SE_003399  SE logo

Convergence in Distribution

Engineers are familiar with mathematical convergence - that the terminal value of a series approaches some limit as the number of terms increases.

We are less familiar with an analogous statistical concept of "convergence in distribution," where the characteristic of the limit isn't a single value, but rather that the character of the sequence itself approaches some specific distribution. An example is the central limit theorem. Further examples are illustrated here, with the dotted arrows indicating asymptotic relationships.

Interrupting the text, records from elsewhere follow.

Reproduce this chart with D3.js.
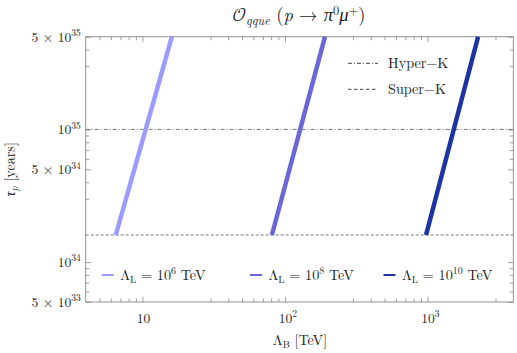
<!DOCTYPE html>
<html>
<head>
<meta charset="utf-8">
<script src="https://cdn.jsdelivr.net/npm/d3@7"></script>
<style>
  body { margin: 0; background: #fff; }
</style>
</head>
<body>
<div id="chart"></div>
<script>
// values
const lambdaLExp = [6, 8, 10];                      // Λ_L = 10^n TeV
const lineColors = ["#9c9cff", "#6a68d6", "#1c34a2"];
const tauEnds = [1.6e34, 5e35];                     // lines run from Super-K bound to top
const lambdaBStart = [6.5, 81, 977];                // Λ_B at τ = 1.6e34
const lambdaBEnd = [16.1, 191, 2265];               // Λ_B at τ = 5e35
const hyperK = 1e35;
const superK = 1.6e34;

const xMajor = [10, 100, 1000];
const xMajorLabels = [["10", ""], ["10", "2"], ["10", "3"]];
const xMinor = [5, 6, 7, 8, 9, 30, 40, 50, 60, 70, 80, 90, 300, 400, 500, 600, 700, 800, 900, 3000];
const yMajor = [5e33, 1e34, 5e34, 1e35, 5e35];
const yMajorLabels = [["5 × 10", "33"], ["10", "34"], ["5 × 10", "34"], ["10", "35"], ["5 × 10", "35"]];
const yMinor = [6e33, 7e33, 8e33, 9e33, 3e34, 4e34, 6e34, 7e34, 8e34, 9e34, 3e35, 4e35];

const lm = "'Latin Modern Roman'";

var margin = {top: 36.7, left: 85.7, right: 3.7, bottom: 51},
    W = 517, H = 353,
    width = W - margin.left - margin.right,
    height = H - margin.top - margin.bottom;

var svg = d3.select("#chart").append("svg")
    .attr("width", W)
    .attr("height", H)
    .style("font-family", lm);

var g = svg.append("g")
    .attr("transform", "translate(" + margin.left + "," + margin.top + ")");

var x = d3.scaleLog().domain([4, 4000]).range([0, width]);
var y = d3.scaleLog().domain([5e33, 5e35]).range([height, 0]);

// frame with inward ticks on all sides
function styleAxis(sel) {
    sel.select(".domain").remove();
    sel.selectAll("line").attr("stroke", "#888").attr("stroke-width", 0.8);
}
var tickSets = [[xMajor, 5.5], [xMinor, 3.5]];
tickSets.forEach(function(t) {
    g.append("g").attr("transform", "translate(0," + height + ")")
        .call(d3.axisBottom(x).tickValues(t[0]).tickSize(-t[1]).tickFormat(""))
        .call(styleAxis);
    g.append("g")
        .call(d3.axisTop(x).tickValues(t[0]).tickSize(-t[1]).tickFormat(""))
        .call(styleAxis);
});
var yTickSets = [[yMajor, 5.5], [yMinor, 3.5]];
yTickSets.forEach(function(t) {
    g.append("g")
        .call(d3.axisLeft(y).tickValues(t[0]).tickSize(-t[1]).tickFormat(""))
        .call(styleAxis);
    g.append("g").attr("transform", "translate(" + width + ",0)")
        .call(d3.axisRight(y).tickValues(t[0]).tickSize(-t[1]).tickFormat(""))
        .call(styleAxis);
});

g.append("rect")
    .attr("width", width)
    .attr("height", height)
    .attr("fill", "none")
    .attr("stroke", "#888")
    .attr("stroke-width", 0.9);

function newText(parent, size) {
    return parent.append("text")
        .style("font-family", lm)
        .attr("fill", "#222")
        .attr("font-size", size);
}

// tick labels with superscripts
function supText(sel, base, sup, size) {
    sel.append("tspan").text(base);
    if (sup) sel.append("tspan").attr("dy", -size * 0.42).attr("font-size", size * 0.7).text(sup);
}
xMajor.forEach(function(v, i) {
    var t = newText(g, 13.5)
        .attr("x", x(v) + (xMajorLabels[i][1] ? 3 : 1))
        .attr("y", height + 21)
        .attr("text-anchor", "middle");
    supText(t, xMajorLabels[i][0], xMajorLabels[i][1], 13.5);
});
yMajor.forEach(function(v, i) {
    var t = newText(g, 13.5)
        .attr("x", -5)
        .attr("y", y(v) + 5)
        .attr("text-anchor", "end");
    supText(t, yMajorLabels[i][0], yMajorLabels[i][1], 13.5);
});

// reference bounds
g.append("line")
    .attr("x1", 0).attr("x2", width)
    .attr("y1", y(hyperK)).attr("y2", y(hyperK))
    .attr("stroke", "#777").attr("stroke-width", 1)
    .attr("stroke-dasharray", "4,2,1,2");
g.append("line")
    .attr("x1", 0).attr("x2", width)
    .attr("y1", y(superK)).attr("y2", y(superK))
    .attr("stroke", "#777").attr("stroke-width", 1)
    .attr("stroke-dasharray", "3,2");

// lifetime lines
var line = d3.line().x(d => x(d[0])).y(d => y(d[1]));
lambdaLExp.forEach(function(n, i) {
    g.append("path")
        .datum([[lambdaBStart[i], tauEnds[0]], [lambdaBEnd[i], tauEnds[1]]])
        .attr("d", line)
        .attr("fill", "none")
        .attr("stroke", lineColors[i])
        .attr("stroke-width", 4.5);
});

// top right legend
var legendTop = [["Hyper−K", "4,2,1,2", 63.3], ["Super−K", "3.5,2.5", 89.3]];
legendTop.forEach(function(d) {
    svg.append("line")
        .attr("x1", 348).attr("x2", 378)
        .attr("y1", d[2]).attr("y2", d[2])
        .attr("stroke", "#444").attr("stroke-width", 1)
        .attr("stroke-dasharray", d[1]);
    newText(svg, 14.2)
        .attr("x", 388).attr("y", d[2] + 4.5)
        .text(d[0]);
});

// bottom legend
var legX = [101.7, 250, 383.5];
lambdaLExp.forEach(function(n, i) {
    svg.append("line")
        .attr("x1", legX[i]).attr("x2", legX[i] + 12)
        .attr("y1", 275).attr("y2", 275)
        .attr("stroke", lineColors[i]).attr("stroke-width", 2);
    var t = newText(svg, 14.2)
        .attr("x", legX[i] + 18.5).attr("y", 280);
    t.append("tspan").text("Λ");
    t.append("tspan").attr("dy", 3).attr("font-size", 10).text("L");
    t.append("tspan").attr("dy", -3).text(" = 10");
    t.append("tspan").attr("dy", -6).attr("font-size", 10).text(n);
    t.append("tspan").attr("dy", 6).text(" TeV");
});

// title
var title = newText(svg, 18.5)
    .attr("x", 299).attr("y", 21)
    .attr("text-anchor", "middle");
title.append("tspan").style("font-family", "'Latin Modern Math', 'Latin Modern Roman'").attr("font-size", 19.5).text("𝒪");
title.append("tspan").attr("font-style", "italic").attr("font-size", 12.5).attr("dy", 4).text("qque");
title.append("tspan").attr("dy", -4).text(" (");
title.append("tspan").attr("font-style", "italic").text("p");
title.append("tspan").text(" → ");
title.append("tspan").attr("font-style", "italic").text("π");
title.append("tspan").attr("font-size", 12.5).attr("dy", -6.5).text("0");
title.append("tspan").attr("font-style", "italic").attr("dy", 6.5).text("μ");
title.append("tspan").attr("font-size", 12.5).attr("dy", -6.5).text("+");
title.append("tspan").attr("dy", 6.5).text(")");

// axis titles
var xl = newText(svg, 14.2)
    .attr("x", 300).attr("y", 345)
    .attr("text-anchor", "middle");
xl.append("tspan").text("Λ");
xl.append("tspan").attr("dy", 3).attr("font-size", 10).text("B");
xl.append("tspan").attr("dy", -3).text(" [TeV]");

var yl = newText(svg, 14.2)
    .attr("transform", "translate(15," + (margin.top + height / 2) + ") rotate(-90)")
    .attr("text-anchor", "middle");
yl.append("tspan").attr("font-style", "italic").text("τ");
yl.append("tspan").attr("font-style", "italic").attr("dy", 3).attr("font-size", 10).text("p");
yl.append("tspan").attr("dy", -3).text(" [years]");
</script>
</body>
</html>
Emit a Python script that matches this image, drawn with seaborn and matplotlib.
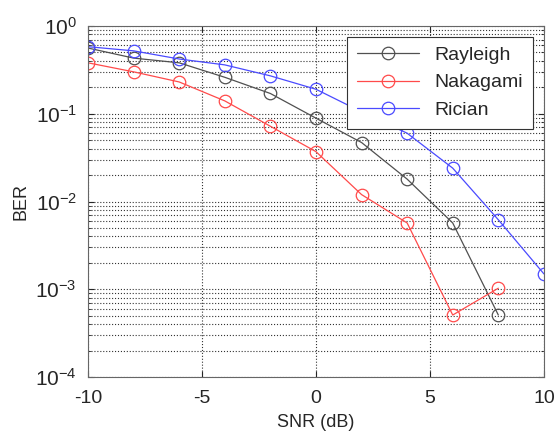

"Convergence in probability" is not quite the same as convergence in distribution. Convergence in probability says that the random variable converges to a value I know. So (r.v. - value) = 0, or (r.v. - other r.v.) = 0.  Always. Convergence in distribution says that they behave the same way (but aren't the same value).  Clearly if X has a normal density, N(0,1) and Y, too, has a normal density, Y~N(0,1), then the difference between a random draw from X and a random draw from Y is not equal to zero,  X-Y ≠ 0.

Still other examples of convergence in distribution are the extreme value distributions.

So what? In practical applications simple, direct-sampling* Monte Carlo simulation may not be up to the task of producing draws from the target joint density even when the joint density is correctly specified. (Sadly, many engineering MC simulations rely on an inadequate correlation coefficient, or worse - ignore dependencies among variables.)

Recent advances** in computational statistics take advantage of convergence in distribution to simulate the often complicated joint density by sampling directly from the joint probability density itself (!) These are iterative, rather than direct, sampling methods. It can be shown that under suitable conditions that the sequence of samples ultimately becomes ergodic***, with elements of the sequence converging in distribution, thus representing samples from the desired joint probability density.

Because they do not have to sample everywhere in the probability space, only where the variables most probably reside, these methods are not fettered by the problem of large dimensions (the Curse of Dimensionality).